Look through the material and copy each line holding "this".

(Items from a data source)
##########

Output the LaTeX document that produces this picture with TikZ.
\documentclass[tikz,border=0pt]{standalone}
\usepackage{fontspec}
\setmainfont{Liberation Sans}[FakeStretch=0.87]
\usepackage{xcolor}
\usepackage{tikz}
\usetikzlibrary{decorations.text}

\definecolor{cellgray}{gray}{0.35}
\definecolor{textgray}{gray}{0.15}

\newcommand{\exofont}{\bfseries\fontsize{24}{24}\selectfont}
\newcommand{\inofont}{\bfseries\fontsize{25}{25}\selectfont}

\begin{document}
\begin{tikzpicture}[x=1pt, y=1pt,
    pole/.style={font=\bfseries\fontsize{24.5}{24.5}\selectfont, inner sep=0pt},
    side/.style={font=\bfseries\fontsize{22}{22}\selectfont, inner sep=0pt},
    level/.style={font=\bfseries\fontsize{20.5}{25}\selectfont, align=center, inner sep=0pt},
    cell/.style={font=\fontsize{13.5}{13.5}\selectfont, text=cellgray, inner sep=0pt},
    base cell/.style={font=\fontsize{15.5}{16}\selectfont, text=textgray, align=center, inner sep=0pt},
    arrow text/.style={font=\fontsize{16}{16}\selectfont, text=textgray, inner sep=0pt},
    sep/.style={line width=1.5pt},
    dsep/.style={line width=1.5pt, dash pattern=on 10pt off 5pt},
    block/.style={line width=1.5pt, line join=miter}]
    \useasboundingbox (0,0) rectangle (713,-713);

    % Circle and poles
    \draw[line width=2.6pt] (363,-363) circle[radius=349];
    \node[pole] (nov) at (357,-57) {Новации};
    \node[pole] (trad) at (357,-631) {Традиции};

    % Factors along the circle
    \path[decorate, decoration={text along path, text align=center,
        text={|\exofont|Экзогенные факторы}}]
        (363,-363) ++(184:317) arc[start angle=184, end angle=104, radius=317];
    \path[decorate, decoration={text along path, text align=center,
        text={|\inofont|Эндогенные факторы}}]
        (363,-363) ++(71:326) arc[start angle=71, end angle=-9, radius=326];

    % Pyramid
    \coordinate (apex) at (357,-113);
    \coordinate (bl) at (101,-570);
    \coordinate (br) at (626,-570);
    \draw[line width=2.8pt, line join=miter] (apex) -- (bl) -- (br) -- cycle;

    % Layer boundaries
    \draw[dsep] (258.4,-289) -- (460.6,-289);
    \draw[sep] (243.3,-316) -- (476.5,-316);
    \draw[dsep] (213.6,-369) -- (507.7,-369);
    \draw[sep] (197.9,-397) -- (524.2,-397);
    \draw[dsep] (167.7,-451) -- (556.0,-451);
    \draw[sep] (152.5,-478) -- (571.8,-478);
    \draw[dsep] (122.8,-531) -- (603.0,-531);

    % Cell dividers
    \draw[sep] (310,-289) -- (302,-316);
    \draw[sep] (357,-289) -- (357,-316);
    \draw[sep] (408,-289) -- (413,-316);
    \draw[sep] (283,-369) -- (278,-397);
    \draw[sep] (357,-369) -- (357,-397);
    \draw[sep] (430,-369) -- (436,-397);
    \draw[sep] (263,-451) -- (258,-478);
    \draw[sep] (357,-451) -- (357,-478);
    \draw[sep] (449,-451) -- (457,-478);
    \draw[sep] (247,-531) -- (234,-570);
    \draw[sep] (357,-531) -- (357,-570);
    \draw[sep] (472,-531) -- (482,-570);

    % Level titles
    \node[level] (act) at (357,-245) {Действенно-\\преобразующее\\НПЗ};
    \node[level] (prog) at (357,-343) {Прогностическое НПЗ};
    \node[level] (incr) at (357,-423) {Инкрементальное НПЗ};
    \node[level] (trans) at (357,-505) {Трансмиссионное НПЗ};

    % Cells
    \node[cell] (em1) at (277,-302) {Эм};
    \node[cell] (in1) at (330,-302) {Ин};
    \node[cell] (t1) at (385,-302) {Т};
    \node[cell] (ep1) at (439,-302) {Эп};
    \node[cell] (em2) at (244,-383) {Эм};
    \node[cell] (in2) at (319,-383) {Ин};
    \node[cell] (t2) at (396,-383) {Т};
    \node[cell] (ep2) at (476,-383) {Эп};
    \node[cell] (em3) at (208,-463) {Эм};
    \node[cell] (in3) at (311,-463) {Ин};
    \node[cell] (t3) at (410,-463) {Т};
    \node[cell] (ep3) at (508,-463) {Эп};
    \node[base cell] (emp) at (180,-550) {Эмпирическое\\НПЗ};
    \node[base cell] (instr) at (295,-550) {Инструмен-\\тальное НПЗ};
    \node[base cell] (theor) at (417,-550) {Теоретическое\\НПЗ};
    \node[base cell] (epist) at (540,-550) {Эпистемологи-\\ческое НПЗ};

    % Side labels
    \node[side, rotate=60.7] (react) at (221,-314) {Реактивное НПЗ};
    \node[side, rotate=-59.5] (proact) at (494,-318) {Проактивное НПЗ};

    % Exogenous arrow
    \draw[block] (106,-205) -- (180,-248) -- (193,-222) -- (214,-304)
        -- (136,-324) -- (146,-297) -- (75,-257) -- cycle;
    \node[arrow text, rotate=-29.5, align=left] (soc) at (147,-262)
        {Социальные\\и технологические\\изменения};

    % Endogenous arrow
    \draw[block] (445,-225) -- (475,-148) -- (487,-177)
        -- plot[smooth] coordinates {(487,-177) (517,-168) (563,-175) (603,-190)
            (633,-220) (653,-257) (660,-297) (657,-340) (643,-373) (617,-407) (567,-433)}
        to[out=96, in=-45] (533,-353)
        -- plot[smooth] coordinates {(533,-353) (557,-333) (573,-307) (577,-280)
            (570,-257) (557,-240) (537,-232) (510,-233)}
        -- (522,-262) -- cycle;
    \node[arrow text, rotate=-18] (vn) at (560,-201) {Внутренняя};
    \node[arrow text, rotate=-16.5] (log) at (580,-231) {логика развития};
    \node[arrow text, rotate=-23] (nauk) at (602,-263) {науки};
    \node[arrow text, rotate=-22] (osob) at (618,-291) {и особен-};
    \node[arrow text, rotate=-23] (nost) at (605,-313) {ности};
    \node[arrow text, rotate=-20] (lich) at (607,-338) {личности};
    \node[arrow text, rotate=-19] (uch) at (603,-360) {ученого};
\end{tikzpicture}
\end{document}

##########

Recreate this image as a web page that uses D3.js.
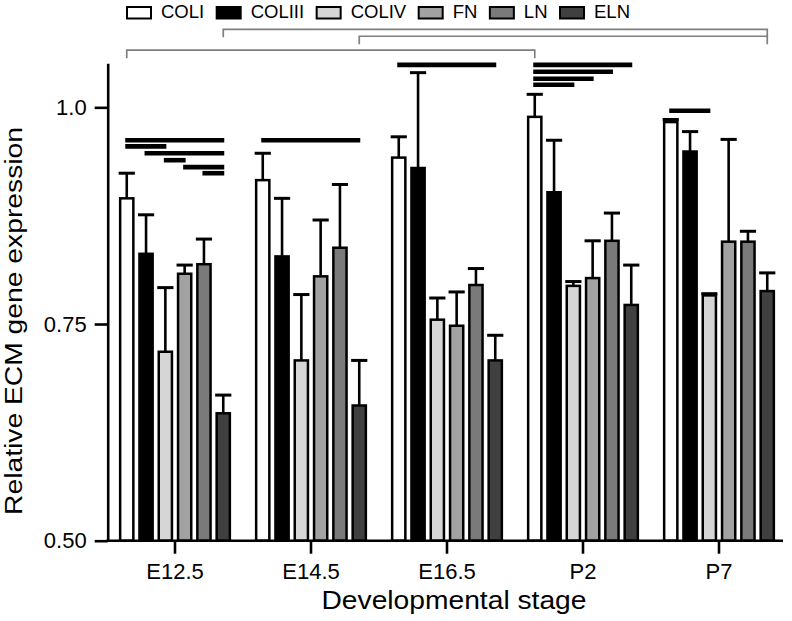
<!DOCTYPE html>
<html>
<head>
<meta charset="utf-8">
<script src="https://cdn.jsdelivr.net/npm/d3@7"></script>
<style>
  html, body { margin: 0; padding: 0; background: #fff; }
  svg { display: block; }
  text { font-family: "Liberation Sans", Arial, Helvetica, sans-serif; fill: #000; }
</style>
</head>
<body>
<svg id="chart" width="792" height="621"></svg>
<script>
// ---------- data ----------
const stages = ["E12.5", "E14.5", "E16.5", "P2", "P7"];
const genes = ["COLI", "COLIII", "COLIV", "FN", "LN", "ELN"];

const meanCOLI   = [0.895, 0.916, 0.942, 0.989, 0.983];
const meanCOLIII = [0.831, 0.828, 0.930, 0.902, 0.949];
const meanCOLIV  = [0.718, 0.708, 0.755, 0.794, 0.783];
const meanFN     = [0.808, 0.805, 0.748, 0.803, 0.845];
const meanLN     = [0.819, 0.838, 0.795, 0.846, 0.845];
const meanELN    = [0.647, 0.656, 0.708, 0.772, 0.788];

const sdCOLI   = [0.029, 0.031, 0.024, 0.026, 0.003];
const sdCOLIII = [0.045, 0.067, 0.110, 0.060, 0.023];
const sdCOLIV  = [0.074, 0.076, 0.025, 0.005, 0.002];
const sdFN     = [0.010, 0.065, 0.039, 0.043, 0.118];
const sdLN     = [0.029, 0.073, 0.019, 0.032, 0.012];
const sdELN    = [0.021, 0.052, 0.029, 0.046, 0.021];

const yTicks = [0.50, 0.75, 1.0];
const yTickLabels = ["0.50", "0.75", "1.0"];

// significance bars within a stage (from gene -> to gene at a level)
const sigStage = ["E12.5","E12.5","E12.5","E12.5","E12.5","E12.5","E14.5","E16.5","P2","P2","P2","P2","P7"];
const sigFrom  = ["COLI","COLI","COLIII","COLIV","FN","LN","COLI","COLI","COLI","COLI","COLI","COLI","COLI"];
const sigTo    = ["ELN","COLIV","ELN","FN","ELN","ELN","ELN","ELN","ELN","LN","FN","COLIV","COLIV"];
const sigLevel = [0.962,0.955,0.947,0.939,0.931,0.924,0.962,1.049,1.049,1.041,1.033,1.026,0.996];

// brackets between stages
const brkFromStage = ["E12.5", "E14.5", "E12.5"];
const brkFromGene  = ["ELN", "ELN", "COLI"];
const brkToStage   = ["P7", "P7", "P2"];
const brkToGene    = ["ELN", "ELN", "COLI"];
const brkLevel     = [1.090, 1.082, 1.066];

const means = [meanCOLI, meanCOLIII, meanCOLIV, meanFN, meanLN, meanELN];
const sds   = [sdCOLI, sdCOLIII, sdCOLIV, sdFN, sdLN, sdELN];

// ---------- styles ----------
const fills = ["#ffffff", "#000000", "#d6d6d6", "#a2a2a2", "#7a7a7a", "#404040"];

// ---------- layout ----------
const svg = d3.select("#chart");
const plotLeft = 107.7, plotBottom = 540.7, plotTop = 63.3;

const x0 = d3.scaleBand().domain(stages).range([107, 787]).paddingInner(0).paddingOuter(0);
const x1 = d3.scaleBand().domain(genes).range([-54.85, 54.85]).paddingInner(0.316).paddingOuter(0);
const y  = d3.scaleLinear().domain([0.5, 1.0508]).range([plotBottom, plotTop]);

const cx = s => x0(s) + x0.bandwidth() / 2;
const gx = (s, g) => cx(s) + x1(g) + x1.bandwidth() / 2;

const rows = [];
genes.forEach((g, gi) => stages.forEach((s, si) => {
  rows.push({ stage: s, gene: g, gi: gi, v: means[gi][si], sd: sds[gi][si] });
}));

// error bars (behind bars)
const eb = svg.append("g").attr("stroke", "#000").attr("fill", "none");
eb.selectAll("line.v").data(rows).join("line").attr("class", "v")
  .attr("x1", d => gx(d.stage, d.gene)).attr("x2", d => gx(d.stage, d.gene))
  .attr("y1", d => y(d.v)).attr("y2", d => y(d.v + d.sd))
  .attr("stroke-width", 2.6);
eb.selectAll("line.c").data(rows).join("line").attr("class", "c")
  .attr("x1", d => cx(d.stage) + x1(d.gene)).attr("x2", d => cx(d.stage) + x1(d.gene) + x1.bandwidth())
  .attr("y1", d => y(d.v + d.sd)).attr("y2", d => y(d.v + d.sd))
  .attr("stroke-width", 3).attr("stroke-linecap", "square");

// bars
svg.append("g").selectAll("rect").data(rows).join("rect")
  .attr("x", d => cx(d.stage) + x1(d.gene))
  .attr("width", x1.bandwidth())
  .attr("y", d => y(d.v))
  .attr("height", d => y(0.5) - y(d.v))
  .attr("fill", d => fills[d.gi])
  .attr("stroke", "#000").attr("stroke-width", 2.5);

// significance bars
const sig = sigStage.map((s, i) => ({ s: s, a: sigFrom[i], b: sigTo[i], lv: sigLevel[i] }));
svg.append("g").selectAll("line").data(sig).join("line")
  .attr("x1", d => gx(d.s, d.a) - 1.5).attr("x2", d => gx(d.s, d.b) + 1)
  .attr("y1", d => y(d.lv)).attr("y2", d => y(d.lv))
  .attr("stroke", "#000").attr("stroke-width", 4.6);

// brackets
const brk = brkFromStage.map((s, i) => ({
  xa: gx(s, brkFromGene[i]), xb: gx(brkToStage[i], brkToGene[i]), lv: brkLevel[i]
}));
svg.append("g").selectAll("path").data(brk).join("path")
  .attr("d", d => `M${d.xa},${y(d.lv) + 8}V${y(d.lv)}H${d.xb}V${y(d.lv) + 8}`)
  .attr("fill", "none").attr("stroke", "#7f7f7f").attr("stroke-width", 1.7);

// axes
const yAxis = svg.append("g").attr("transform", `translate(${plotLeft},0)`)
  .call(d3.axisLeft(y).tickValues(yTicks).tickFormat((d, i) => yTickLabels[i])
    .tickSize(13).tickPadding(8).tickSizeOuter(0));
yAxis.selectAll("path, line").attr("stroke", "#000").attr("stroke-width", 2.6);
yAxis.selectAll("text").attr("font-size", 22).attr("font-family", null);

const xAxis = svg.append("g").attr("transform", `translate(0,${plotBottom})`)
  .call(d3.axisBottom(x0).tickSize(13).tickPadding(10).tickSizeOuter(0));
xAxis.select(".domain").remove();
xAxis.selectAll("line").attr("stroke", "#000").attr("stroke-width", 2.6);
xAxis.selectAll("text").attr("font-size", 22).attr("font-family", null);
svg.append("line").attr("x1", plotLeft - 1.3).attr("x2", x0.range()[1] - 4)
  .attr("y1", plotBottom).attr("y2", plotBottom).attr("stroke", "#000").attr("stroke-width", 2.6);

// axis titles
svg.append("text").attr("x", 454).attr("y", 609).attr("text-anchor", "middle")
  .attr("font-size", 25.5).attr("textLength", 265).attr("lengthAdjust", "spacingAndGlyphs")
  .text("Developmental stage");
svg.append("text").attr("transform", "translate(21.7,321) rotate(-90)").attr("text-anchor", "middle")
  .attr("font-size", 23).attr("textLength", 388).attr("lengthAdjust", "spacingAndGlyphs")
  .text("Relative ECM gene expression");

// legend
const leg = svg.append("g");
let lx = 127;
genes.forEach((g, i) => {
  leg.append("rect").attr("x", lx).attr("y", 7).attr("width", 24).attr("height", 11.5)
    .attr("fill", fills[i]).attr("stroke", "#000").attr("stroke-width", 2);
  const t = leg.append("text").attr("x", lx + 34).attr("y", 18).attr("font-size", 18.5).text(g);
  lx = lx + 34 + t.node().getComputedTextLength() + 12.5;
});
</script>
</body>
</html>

##########

Task result:
Output the LaTeX document that produces this picture with TikZ.
Recreate this image as a web page that uses D3.js.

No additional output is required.